▶ What you need to do:
Show, in full, each line of the data that contains "diagram".

▶ Data supplied:
- - -

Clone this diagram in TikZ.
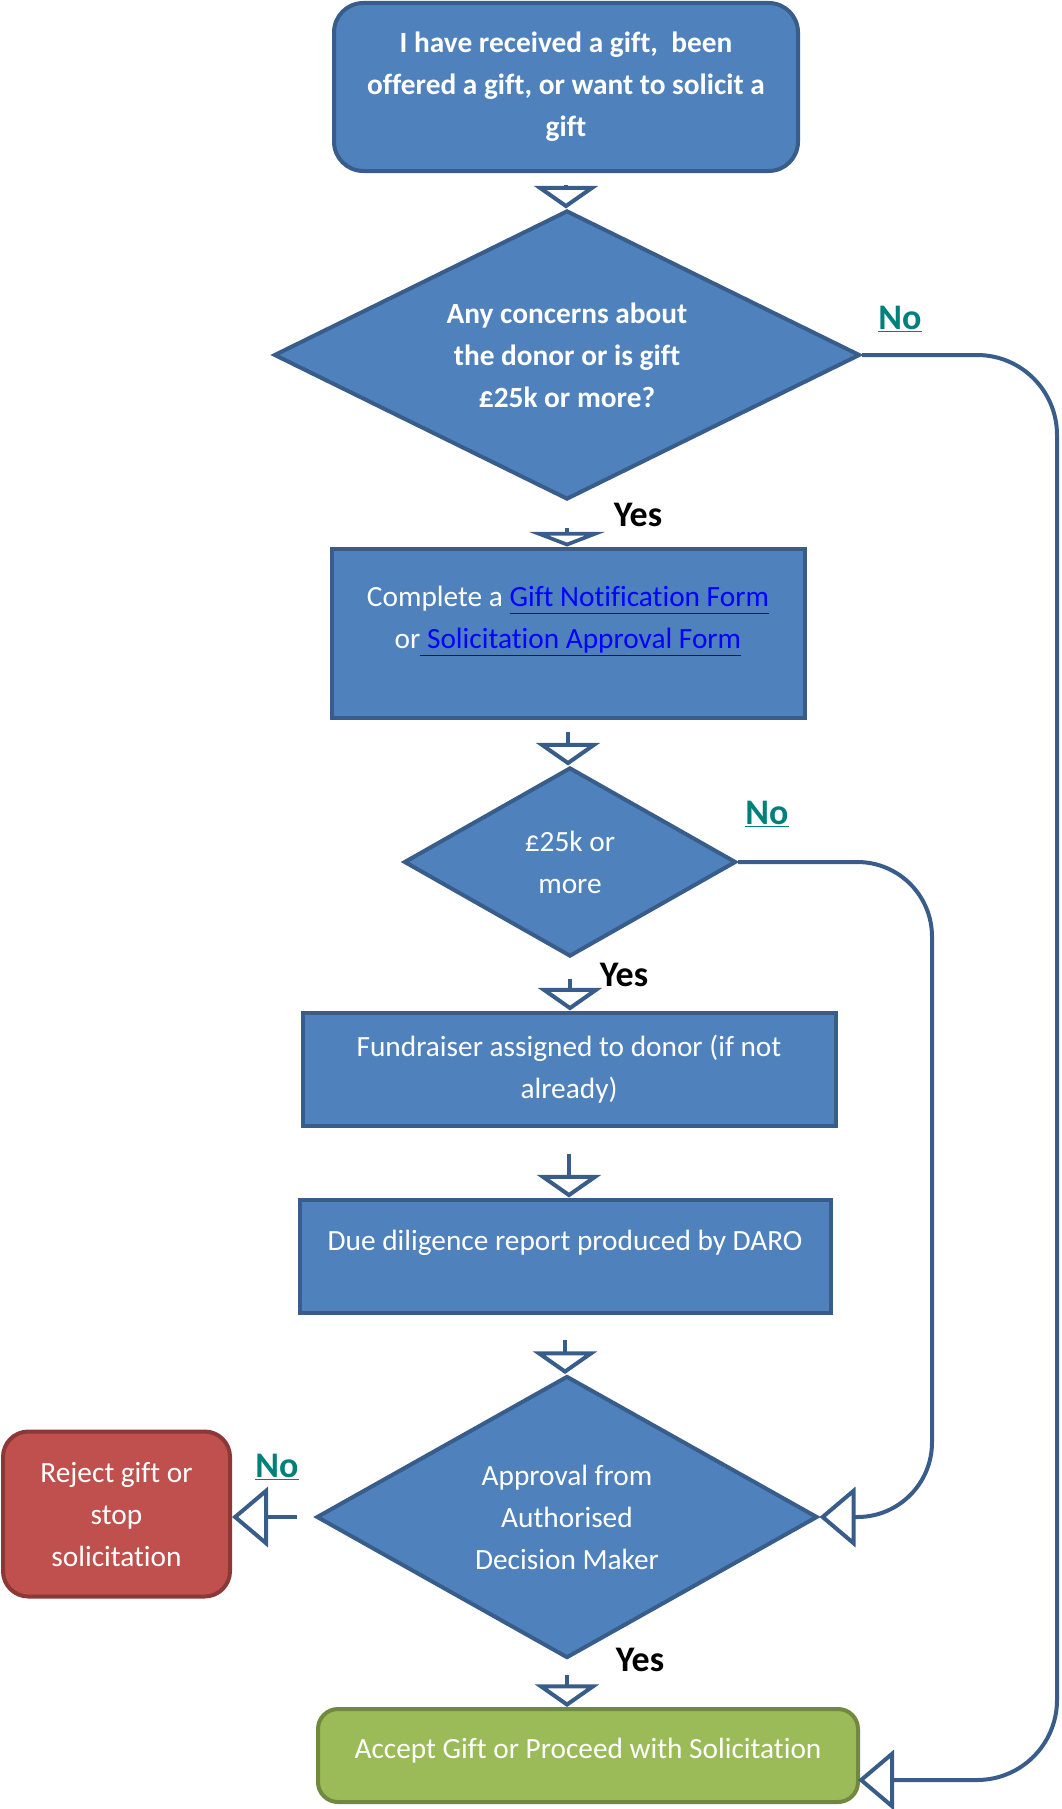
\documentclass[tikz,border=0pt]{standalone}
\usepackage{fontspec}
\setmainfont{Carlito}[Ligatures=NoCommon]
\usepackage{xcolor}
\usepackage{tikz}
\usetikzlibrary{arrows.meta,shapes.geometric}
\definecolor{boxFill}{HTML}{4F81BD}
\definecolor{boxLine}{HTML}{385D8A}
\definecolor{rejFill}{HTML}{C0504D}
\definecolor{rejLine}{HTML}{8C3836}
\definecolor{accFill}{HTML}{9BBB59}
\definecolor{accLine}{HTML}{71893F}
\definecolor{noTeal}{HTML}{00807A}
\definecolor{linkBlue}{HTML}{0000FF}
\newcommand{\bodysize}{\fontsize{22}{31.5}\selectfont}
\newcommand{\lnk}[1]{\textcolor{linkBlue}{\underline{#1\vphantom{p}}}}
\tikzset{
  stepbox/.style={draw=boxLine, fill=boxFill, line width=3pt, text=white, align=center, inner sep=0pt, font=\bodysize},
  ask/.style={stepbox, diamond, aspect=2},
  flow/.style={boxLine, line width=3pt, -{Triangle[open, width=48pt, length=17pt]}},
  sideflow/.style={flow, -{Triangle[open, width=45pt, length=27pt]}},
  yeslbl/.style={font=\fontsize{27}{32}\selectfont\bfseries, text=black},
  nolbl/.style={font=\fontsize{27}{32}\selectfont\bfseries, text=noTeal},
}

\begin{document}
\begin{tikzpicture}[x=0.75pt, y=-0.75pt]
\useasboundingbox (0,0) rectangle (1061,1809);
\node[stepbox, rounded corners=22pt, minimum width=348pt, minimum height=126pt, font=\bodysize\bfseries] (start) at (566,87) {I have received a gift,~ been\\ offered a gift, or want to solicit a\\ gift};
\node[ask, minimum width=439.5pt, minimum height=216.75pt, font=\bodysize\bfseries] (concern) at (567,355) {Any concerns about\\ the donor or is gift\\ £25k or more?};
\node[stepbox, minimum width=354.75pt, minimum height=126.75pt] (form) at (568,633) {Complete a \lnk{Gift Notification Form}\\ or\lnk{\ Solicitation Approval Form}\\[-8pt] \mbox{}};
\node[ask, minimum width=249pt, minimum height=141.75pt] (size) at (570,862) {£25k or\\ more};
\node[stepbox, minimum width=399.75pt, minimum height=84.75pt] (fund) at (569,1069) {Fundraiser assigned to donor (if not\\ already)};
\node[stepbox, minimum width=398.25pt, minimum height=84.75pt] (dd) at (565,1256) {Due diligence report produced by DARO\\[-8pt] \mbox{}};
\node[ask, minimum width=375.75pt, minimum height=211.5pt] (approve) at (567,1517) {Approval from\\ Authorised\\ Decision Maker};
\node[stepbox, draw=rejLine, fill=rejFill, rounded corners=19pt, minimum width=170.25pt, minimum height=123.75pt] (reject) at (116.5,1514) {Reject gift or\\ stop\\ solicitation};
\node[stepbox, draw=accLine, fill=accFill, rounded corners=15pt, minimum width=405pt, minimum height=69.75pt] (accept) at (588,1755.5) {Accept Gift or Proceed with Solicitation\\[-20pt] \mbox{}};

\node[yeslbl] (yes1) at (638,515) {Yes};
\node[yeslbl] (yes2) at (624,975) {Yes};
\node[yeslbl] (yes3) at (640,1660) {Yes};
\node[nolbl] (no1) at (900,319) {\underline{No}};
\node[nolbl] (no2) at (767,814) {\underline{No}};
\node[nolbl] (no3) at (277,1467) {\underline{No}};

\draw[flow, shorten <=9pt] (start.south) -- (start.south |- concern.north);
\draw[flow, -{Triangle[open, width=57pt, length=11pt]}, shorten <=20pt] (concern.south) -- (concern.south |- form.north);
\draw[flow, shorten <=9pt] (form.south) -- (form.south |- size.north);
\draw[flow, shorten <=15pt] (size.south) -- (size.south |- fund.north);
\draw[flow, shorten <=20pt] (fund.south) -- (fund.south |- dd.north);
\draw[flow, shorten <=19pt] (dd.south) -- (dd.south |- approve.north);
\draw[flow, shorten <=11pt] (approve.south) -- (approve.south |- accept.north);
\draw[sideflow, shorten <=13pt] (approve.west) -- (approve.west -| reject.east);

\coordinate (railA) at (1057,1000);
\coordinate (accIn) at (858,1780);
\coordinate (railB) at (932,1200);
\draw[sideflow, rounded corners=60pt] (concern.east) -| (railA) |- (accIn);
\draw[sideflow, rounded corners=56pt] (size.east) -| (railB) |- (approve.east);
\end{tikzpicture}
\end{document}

- - -

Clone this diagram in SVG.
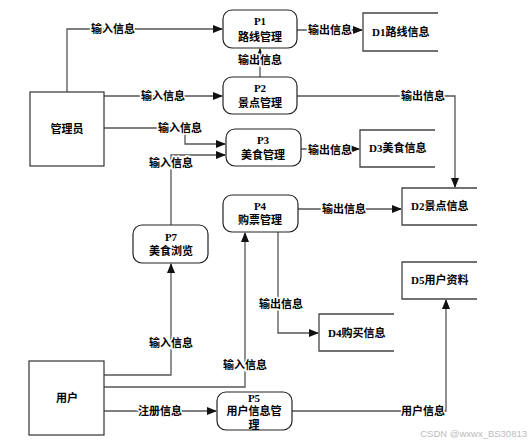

- - -

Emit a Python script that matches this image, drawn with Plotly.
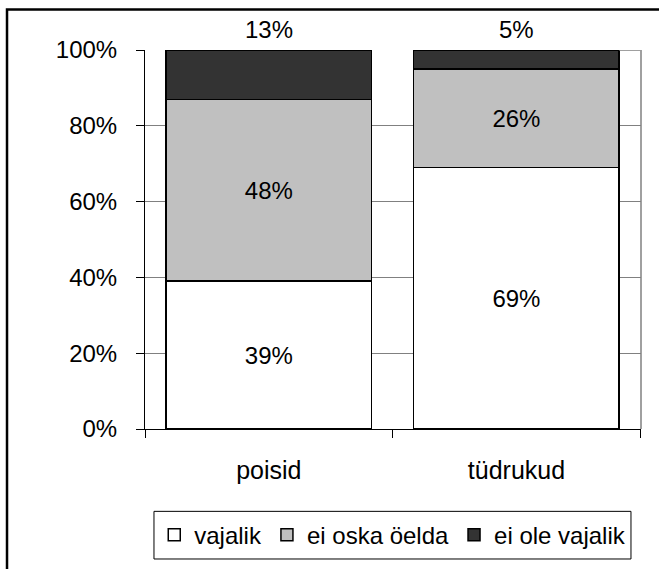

- - -

▶ Full solution:
Clone this diagram in TikZ.
Clone this diagram in SVG.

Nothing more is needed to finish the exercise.